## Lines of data
################

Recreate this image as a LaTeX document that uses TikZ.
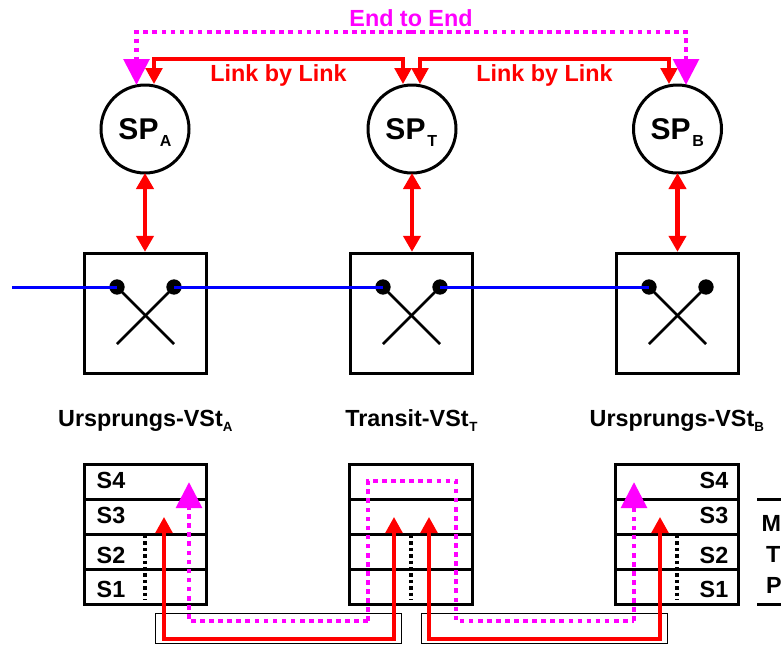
\documentclass[tikz,border=0pt]{standalone}
\usepackage{fontspec}
\setmainfont{Liberation Sans}
\usetikzlibrary{arrows.meta}
\tikzset{
  thick line/.style={line width=2.25pt},
  spnode/.style={circle,draw=black,thick line,minimum size=66pt,inner sep=0pt,outer sep=0pt},
  swbox/.style={rectangle,draw=black,thick line,minimum width=92pt,minimum height=90.5pt,outer sep=1pt},
  seg/.style={rectangle,draw=black,thick line,minimum width=92pt,minimum height=26.25pt,inner sep=0pt},
  thinbox/.style={rectangle,draw=black,line width=0.75pt,minimum width=185pt,minimum height=22.5pt,inner sep=0pt},
  contact/.style={circle,fill=black,minimum size=11.5pt,inner sep=0pt,outer sep=0pt},
  crossline/.style={draw=black,line width=1.9pt},
  blueline/.style={draw=blue,line width=2.25pt},
  redline/.style={draw=red,line width=2.6pt},
  redtip/.style={-{Triangle[length=12pt,width=12.5pt]}},
  reddouble/.style={draw=red,line width=3.2pt,{Triangle[length=12pt,width=12.75pt]}-{Triangle[length=12pt,width=12.75pt]}},
  magline/.style={draw=magenta,line width=3.7pt,dash pattern=on 3.5pt off 3.3pt},
  magtip/.style={-{Triangle[length=19.5pt,width=19pt]}},
  blackdash/.style={draw=black,line width=2.7pt,dash pattern=on 2.6pt off 2.2pt},
  big/.style={font=\fontsize{17.5}{20}\selectfont\bfseries,inner sep=0pt,outer sep=0pt},
  sptext/.style={font=\fontsize{22.5}{26}\selectfont\bfseries,inner sep=0pt,anchor=base},
  lab/.style={big,anchor=base},
  sub/.style={font=\fontsize{12}{14}\selectfont\bfseries,inner sep=0pt,anchor=base west},
  vsub/.style={font=\fontsize{10}{12}\selectfont\bfseries,inner sep=0pt,anchor=base west},
}
\definecolor{magenta}{RGB}{255,0,255}
\begin{document}
\begin{tikzpicture}[x=0.75pt,y=-0.75pt]
\useasboundingbox (0,0) rectangle (781,644);
% service points
\node[spnode] (spA) at (145,129) {};
\node[spnode] (spT) at (412,129) {};
\node[spnode] (spB) at (677.5,129) {};
\node[sptext] (tA) at (138.5,139) {SP};
\node[sptext] (tT) at (405.5,139) {SP};
\node[sptext] (tB) at (670.5,139) {SP};
\node[sub] (sA) at (159.5,146) {A};
\node[sub] (sT) at (427,146) {T};
\node[sub] (sB) at (692,146) {B};
% switching boxes
\node[swbox] (swA) at (145.5,313.5) {};
\node[swbox] (swT) at (411.5,313.5) {};
\node[swbox] (swB) at (677.5,313.5) {};
\foreach \n/\l/\r in {A/117/174,T/383/440,B/649/706}{
  \node[contact] (c1\n) at (\l,287) {};
  \node[contact] (c2\n) at (\r,287) {};
  \coordinate (e1\n) at (\r,344);
  \coordinate (e2\n) at (\l,344);
  \draw[crossline] (c1\n.center) -- (e1\n);
  \draw[crossline] (c2\n.center) -- (e2\n);
}
% blue line
\coordinate (bstart) at (12,287);
\draw[blueline] (bstart) -- (c1A.center);
\draw[blueline] (c2A.center) -- (c1T.center);
\draw[blueline] (c2T.center) -- (c1B.center);
% SP to switch
\draw[reddouble] (spA.south) -- (spA.south |- swA.north);
\draw[reddouble] (spT.south) -- (spT.south |- swT.north);
\draw[reddouble] (spB.south) -- (spB.south |- swB.north);
% top links
\coordinate (r1) at (154,84);
\coordinate (r2) at (403,84);
\coordinate (r3) at (420,84);
\coordinate (r4) at (669,84);
\draw[redline,redtip] (r2 |- 0,59) -| (r1);
\draw[redline,redtip] (r1 |- 0,59) -| (r2);
\draw[redline,redtip] (r4 |- 0,59) -| (r3);
\draw[redline,redtip] (r3 |- 0,59) -| (r4);
\coordinate (m1) at (136.5,85);
\coordinate (m2) at (686,85);
\draw[magline,magtip] (411,32) -| (m1);
\draw[magline,magtip] (411,32) -| (m2);
\node[big,text=magenta] (e2e) at (411,18) {End to End};
\node[big,text=red] (lbl1) at (278.5,75) {Link by Link};
\node[big,text=red] (lbl2) at (544.5,75) {Link by Link};
% VSt labels
\node[lab] (vA) at (140.5,426) {Ursprungs-VSt};
\node[vsub] (vAs) at (222.5,431) {A};
\node[lab] (vT) at (407,426) {Transit-VSt};
\node[vsub] (vTs) at (469,431) {T};
\node[lab] (vB) at (672,426) {Ursprungs-VSt};
\node[vsub] (vBs) at (754,431) {B};
% stacks
\foreach \n/\x in {A/145.5,T/411,B/677}{
  \node[seg] (\n4) at (\x,481.5) {};
  \node[seg] (\n3) at (\x,516.5) {};
  \node[seg] (\n2) at (\x,551.5) {};
  \node[seg] (\n1) at (\x,586.5) {};
}
\foreach \n/\x in {A/145,T/411,B/677}{
  \coordinate (du\n) at (\x,535);
  \coordinate (dl\n) at (\x,600);
  \draw[blackdash] (du\n) -- (dl\n);
}
\node[lab] (lA4) at (111,488) {S4};
\node[lab] (lA3) at (111,523) {S3};
\node[lab] (lA2) at (111,563) {S2};
\node[lab] (lA1) at (111,597) {S1};
\node[lab] (lB4) at (714,488) {S4};
\node[lab] (lB3) at (714,523) {S3};
\node[lab] (lB2) at (714,563) {S2};
\node[lab] (lB1) at (714,597) {S1};
% right edge
\coordinate (ru) at (757,499);
\coordinate (rr) at (781,499);
\coordinate (lu) at (757,604);
\coordinate (lr) at (781,604);
\draw[draw=black,thick line] (ru) -- (rr);
\draw[draw=black,thick line] (lu) -- (lr);
\node[lab,anchor=base west] (tM) at (761.5,531) {M};
\node[lab,anchor=base west] (tTT) at (766,562) {T};
\node[lab,anchor=base west] (tP) at (766,593) {P};
% bottom links
\node[thinbox] (bx1) at (278.5,628) {};
\node[thinbox] (bx2) at (544.5,628) {};
\coordinate (ra1) at (164,517);
\coordinate (ra2) at (394,517);
\coordinate (ra3) at (429,517);
\coordinate (ra4) at (660,517);
\draw[redline,redtip] (279,639) -| (ra1);
\draw[redline,redtip] (279,639) -| (ra2);
\draw[redline,redtip] (544,639) -| (ra3);
\draw[redline,redtip] (544,639) -| (ra4);
\coordinate (ma1) at (189,482);
\coordinate (ma2) at (634,482);
\draw[magline,magtip] (368,621) -| (ma1);
\draw[magline] (368,621) -- (368,481) -- (456,481) -- (456,621) -- (634,621);
\draw[magline,magtip] (634,621) -- (ma2);
\end{tikzpicture}
\end{document}
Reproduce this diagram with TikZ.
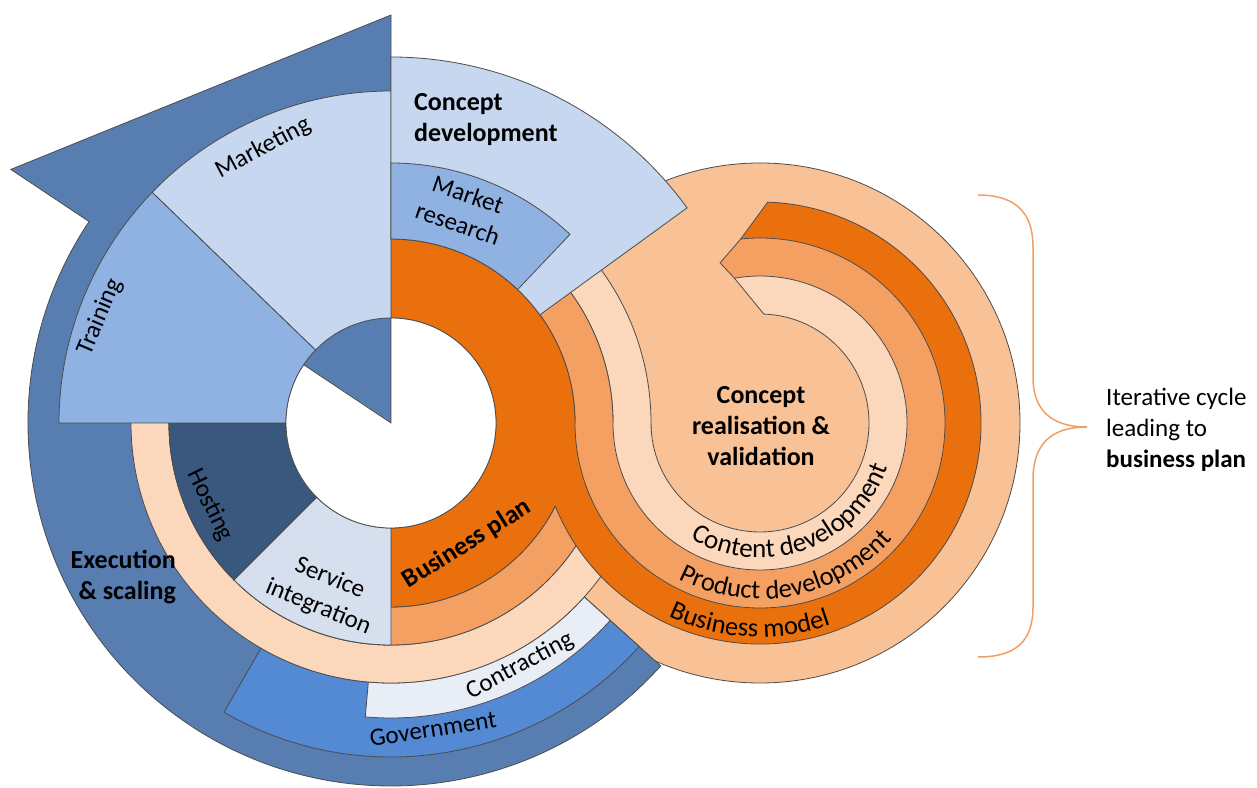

################

Using the records above, retype everything exactly except the pictures.

Recreate this image as a LaTeX document that uses TikZ.
\documentclass[tikz,border=0pt]{standalone}
\usepackage{fontspec}
\setmainfont{Liberation Sans}
\usetikzlibrary{arrows.meta}
\tikzset{
  thick line/.style={line width=2.25pt},
  spnode/.style={circle,draw=black,thick line,minimum size=66pt,inner sep=0pt,outer sep=0pt},
  swbox/.style={rectangle,draw=black,thick line,minimum width=92pt,minimum height=90.5pt,outer sep=1pt},
  seg/.style={rectangle,draw=black,thick line,minimum width=92pt,minimum height=26.25pt,inner sep=0pt},
  thinbox/.style={rectangle,draw=black,line width=0.75pt,minimum width=185pt,minimum height=22.5pt,inner sep=0pt},
  contact/.style={circle,fill=black,minimum size=11.5pt,inner sep=0pt,outer sep=0pt},
  crossline/.style={draw=black,line width=1.9pt},
  blueline/.style={draw=blue,line width=2.25pt},
  redline/.style={draw=red,line width=2.6pt},
  redtip/.style={-{Triangle[length=12pt,width=12.5pt]}},
  reddouble/.style={draw=red,line width=3.2pt,{Triangle[length=12pt,width=12.75pt]}-{Triangle[length=12pt,width=12.75pt]}},
  magline/.style={draw=magenta,line width=3.7pt,dash pattern=on 3.5pt off 3.3pt},
  magtip/.style={-{Triangle[length=19.5pt,width=19pt]}},
  blackdash/.style={draw=black,line width=2.7pt,dash pattern=on 2.6pt off 2.2pt},
  big/.style={font=\fontsize{17.5}{20}\selectfont\bfseries,inner sep=0pt,outer sep=0pt},
  sptext/.style={font=\fontsize{22.5}{26}\selectfont\bfseries,inner sep=0pt,anchor=base},
  lab/.style={big,anchor=base},
  sub/.style={font=\fontsize{12}{14}\selectfont\bfseries,inner sep=0pt,anchor=base west},
  vsub/.style={font=\fontsize{10}{12}\selectfont\bfseries,inner sep=0pt,anchor=base west},
}
\definecolor{magenta}{RGB}{255,0,255}
\begin{document}
\begin{tikzpicture}[x=0.75pt,y=-0.75pt]
\useasboundingbox (0,0) rectangle (781,644);
% service points
\node[spnode] (spA) at (145,129) {};
\node[spnode] (spT) at (412,129) {};
\node[spnode] (spB) at (677.5,129) {};
\node[sptext] (tA) at (138.5,139) {SP};
\node[sptext] (tT) at (405.5,139) {SP};
\node[sptext] (tB) at (670.5,139) {SP};
\node[sub] (sA) at (159.5,146) {A};
\node[sub] (sT) at (427,146) {T};
\node[sub] (sB) at (692,146) {B};
% switching boxes
\node[swbox] (swA) at (145.5,313.5) {};
\node[swbox] (swT) at (411.5,313.5) {};
\node[swbox] (swB) at (677.5,313.5) {};
\foreach \n/\l/\r in {A/117/174,T/383/440,B/649/706}{
  \node[contact] (c1\n) at (\l,287) {};
  \node[contact] (c2\n) at (\r,287) {};
  \coordinate (e1\n) at (\r,344);
  \coordinate (e2\n) at (\l,344);
  \draw[crossline] (c1\n.center) -- (e1\n);
  \draw[crossline] (c2\n.center) -- (e2\n);
}
% blue line
\coordinate (bstart) at (12,287);
\draw[blueline] (bstart) -- (c1A.center);
\draw[blueline] (c2A.center) -- (c1T.center);
\draw[blueline] (c2T.center) -- (c1B.center);
% SP to switch
\draw[reddouble] (spA.south) -- (spA.south |- swA.north);
\draw[reddouble] (spT.south) -- (spT.south |- swT.north);
\draw[reddouble] (spB.south) -- (spB.south |- swB.north);
% top links
\coordinate (r1) at (154,84);
\coordinate (r2) at (403,84);
\coordinate (r3) at (420,84);
\coordinate (r4) at (669,84);
\draw[redline,redtip] (r2 |- 0,59) -| (r1);
\draw[redline,redtip] (r1 |- 0,59) -| (r2);
\draw[redline,redtip] (r4 |- 0,59) -| (r3);
\draw[redline,redtip] (r3 |- 0,59) -| (r4);
\coordinate (m1) at (136.5,85);
\coordinate (m2) at (686,85);
\draw[magline,magtip] (411,32) -| (m1);
\draw[magline,magtip] (411,32) -| (m2);
\node[big,text=magenta] (e2e) at (411,18) {End to End};
\node[big,text=red] (lbl1) at (278.5,75) {Link by Link};
\node[big,text=red] (lbl2) at (544.5,75) {Link by Link};
% VSt labels
\node[lab] (vA) at (140.5,426) {Ursprungs-VSt};
\node[vsub] (vAs) at (222.5,431) {A};
\node[lab] (vT) at (407,426) {Transit-VSt};
\node[vsub] (vTs) at (469,431) {T};
\node[lab] (vB) at (672,426) {Ursprungs-VSt};
\node[vsub] (vBs) at (754,431) {B};
% stacks
\foreach \n/\x in {A/145.5,T/411,B/677}{
  \node[seg] (\n4) at (\x,481.5) {};
  \node[seg] (\n3) at (\x,516.5) {};
  \node[seg] (\n2) at (\x,551.5) {};
  \node[seg] (\n1) at (\x,586.5) {};
}
\foreach \n/\x in {A/145,T/411,B/677}{
  \coordinate (du\n) at (\x,535);
  \coordinate (dl\n) at (\x,600);
  \draw[blackdash] (du\n) -- (dl\n);
}
\node[lab] (lA4) at (111,488) {S4};
\node[lab] (lA3) at (111,523) {S3};
\node[lab] (lA2) at (111,563) {S2};
\node[lab] (lA1) at (111,597) {S1};
\node[lab] (lB4) at (714,488) {S4};
\node[lab] (lB3) at (714,523) {S3};
\node[lab] (lB2) at (714,563) {S2};
\node[lab] (lB1) at (714,597) {S1};
% right edge
\coordinate (ru) at (757,499);
\coordinate (rr) at (781,499);
\coordinate (lu) at (757,604);
\coordinate (lr) at (781,604);
\draw[draw=black,thick line] (ru) -- (rr);
\draw[draw=black,thick line] (lu) -- (lr);
\node[lab,anchor=base west] (tM) at (761.5,531) {M};
\node[lab,anchor=base west] (tTT) at (766,562) {T};
\node[lab,anchor=base west] (tP) at (766,593) {P};
% bottom links
\node[thinbox] (bx1) at (278.5,628) {};
\node[thinbox] (bx2) at (544.5,628) {};
\coordinate (ra1) at (164,517);
\coordinate (ra2) at (394,517);
\coordinate (ra3) at (429,517);
\coordinate (ra4) at (660,517);
\draw[redline,redtip] (279,639) -| (ra1);
\draw[redline,redtip] (279,639) -| (ra2);
\draw[redline,redtip] (544,639) -| (ra3);
\draw[redline,redtip] (544,639) -| (ra4);
\coordinate (ma1) at (189,482);
\coordinate (ma2) at (634,482);
\draw[magline,magtip] (368,621) -| (ma1);
\draw[magline] (368,621) -- (368,481) -- (456,481) -- (456,621) -- (634,621);
\draw[magline,magtip] (634,621) -- (ma2);
\end{tikzpicture}
\end{document}
Reproduce this diagram with TikZ.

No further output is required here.